Institutional reports and a randomized trial have shown surgery followed by IORT to yield lower local-regional recurrence rates compared with surgery alone, although a positive impact on survival has not been readily demonstrated.1719 As the authors appropriately address, improvements in systemic therapy are generally necessary before prevention of local recurrence translates into a survival benefit.20 As long as the best systemic therapy options provide only modest control of distant disease, local tumor control improvements will not translate into a survival benefit. Finally, the emergence of novel chemotherapeutic or targeted agents that impact distant metastases may also eventually impact local-regional microscopic disease control to the degree that adjuvant radiation may not be needed following R0 resection.21

Whether or not IORT contributes to overall survival was also evaluated in a group of patients treated at the University of Texas M.D. Anderson Cancer Center with neoadjuvant chemoradiation for radiographically resectable pancreatic cancer (no tumor involvement of the celiac axis or superior mesenteric artery with patent portal venous confluence). The authors reported local recurrence to be a component of the first site of failure in 9% in patients undergoing neoadjuvant fractionated EBRT (30–50 Gy) followed by surgery without IORT compared with 4% with the addition of IORT.22 The contribution of neoadjuvant EBRT to surgery cannot be determined in this study. However, the risk of local recurrence without IORT was too low in this study to see a clinically meaningful benefit in survival. In part due to these results, IORT for resected pancreatic cancer was abandoned at the M.D. Anderson Cancer Center.

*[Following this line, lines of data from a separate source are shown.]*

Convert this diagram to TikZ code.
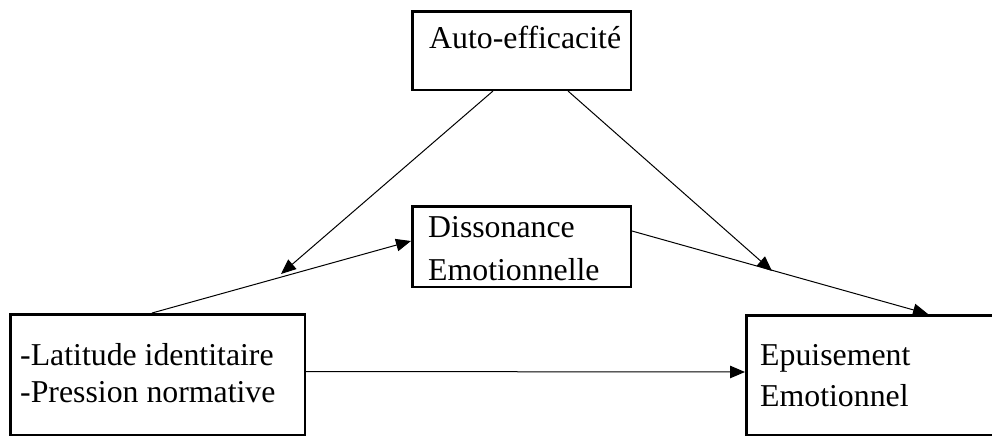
\documentclass[tikz,border=0pt]{standalone}
\usepackage{fontspec}
\setmainfont{Liberation Serif}[Ligatures={NoCommon}]
\usetikzlibrary{arrows.meta}
\begin{document}
\begin{tikzpicture}[x=1pt,y=-1pt,
  box/.style={draw,line width=2.5pt,rectangle,inner sep=0pt,outer sep=1.25pt,anchor=north west},
  label/.style={anchor=base west,inner sep=0pt,font=\fontsize{31.8}{36}\selectfont},
  link/.style={line width=1pt,-{Triangle[length=15pt,width=12.5pt]}}]
\useasboundingbox (0,0) rectangle (992,437);

% boxes
\node[box,minimum width=218.5pt,minimum height=78.5pt] (auto) at (411,10) {};
\node[box,minimum width=218.5pt,minimum height=80.5pt] (diss) at (411,205) {};
\node[box,minimum width=294.5pt,minimum height=120.5pt] (lat) at (9,313) {};
\node[box,minimum width=300pt,minimum height=119.5pt] (epu) at (745,314) {};

% labels
\node[label] (tauto) at (429,48) {Auto-efficacité};
\node[label] (tdiss1) at (428,237) {Dissonance};
\node[label] (tdiss2) at (428,280) {Emotionnelle};
\node[label] (tlat1) at (20,365) {-Latitude identitaire};
\node[label] (tlat2) at (20,402) {-Pression normative};
\node[label] (tepu1) at (760,365) {Epuisement};
\node[label] (tepu2) at (760,406) {Emotionnel};

% points where the moderating arrows meet the paths
\coordinate (m1) at (281,274);
\coordinate (m2) at (772,271);

% connectors
\draw[link] ([xshift=143pt]lat.north west) -- ([yshift=5.5pt]diss.west);
\draw[link] ([yshift=15.5pt]diss.east) -- ([xshift=183pt]epu.north west);
\draw[link] ([yshift=3pt]lat.east) -- ([yshift=3pt]epu.west);
\draw[link] ([xshift=82pt]auto.south west) -- (m1);
\draw[link] ([xshift=157pt]auto.south west) -- (m2);
\end{tikzpicture}
\end{document}
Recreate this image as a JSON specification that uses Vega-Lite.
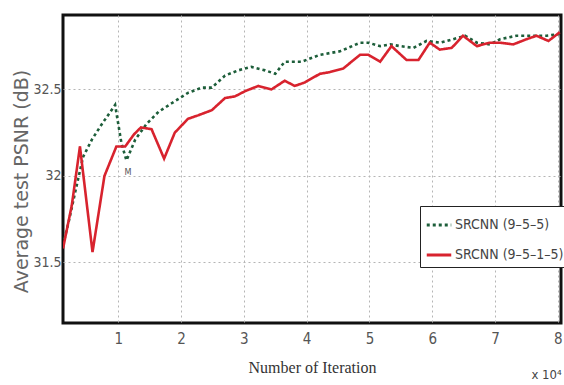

It is interesting to contrast these two large experiences using IORT for localized pancreatic cancer. In the current study, positive margins (R1 or R2) occurred in 30 of 83 patients (36%) overall, and the local tumor recurrence rate was numerically lower in the higher-risk IORT group (23% versus 39%). Statistical power was limited because of small numbers, but there was a suggestion that IORT improved local tumor control. In contrast, 16 of 132 patients (12%) with radiographically resectable tumors that were treated with neoadjuvant chemoradiation had positive margins (all R1) in the M.D. Anderson experience, and the crude local tumor recurrence rate was 4% with IORT and 9% without IORT. The absolute differences in the rates of positive margins and local tumor recurrence are most likely the result of differences in patient selection. However, the comparison illustrates the point that statistically nonsignificant improvements in local tumor control have been seen with the addition of IORT to resection and standard adjuvant therapies in cohorts whose combined local recurrence risk was low (<10% in the M.D. Anderson study) and moderate (30–40% in the current study). However, a local control improvement due to IORT large enough to translate into a survival benefit in pancreatic cancer is probably only possible in a cohort of the highest-risk patients (R1/R2 resections) and perhaps even then only in concert with improved systemic therapy. That hypothesis has yet to be tested.

Where does that leave us when considering the treatment of our next patient? IORT appears to reduce or at least delay local tumor recurrence in patients undergoing pancreaticoduodenectomy. The absolute local control benefit depends on the a priori risk of local recurrence. Patients undergoing R0 resection treated with standard adjuvant therapies do not appear to benefit from IORT. IORT should only be considered in patients who are judged to have incompletely resected disease (R1 or R2 resections) intraoperatively. Although a dedicated study of the impact of IORT following R1/R2 resection has not been performed, IORT should continue to be explored in this subgroup in parallel with novel systemic therapies.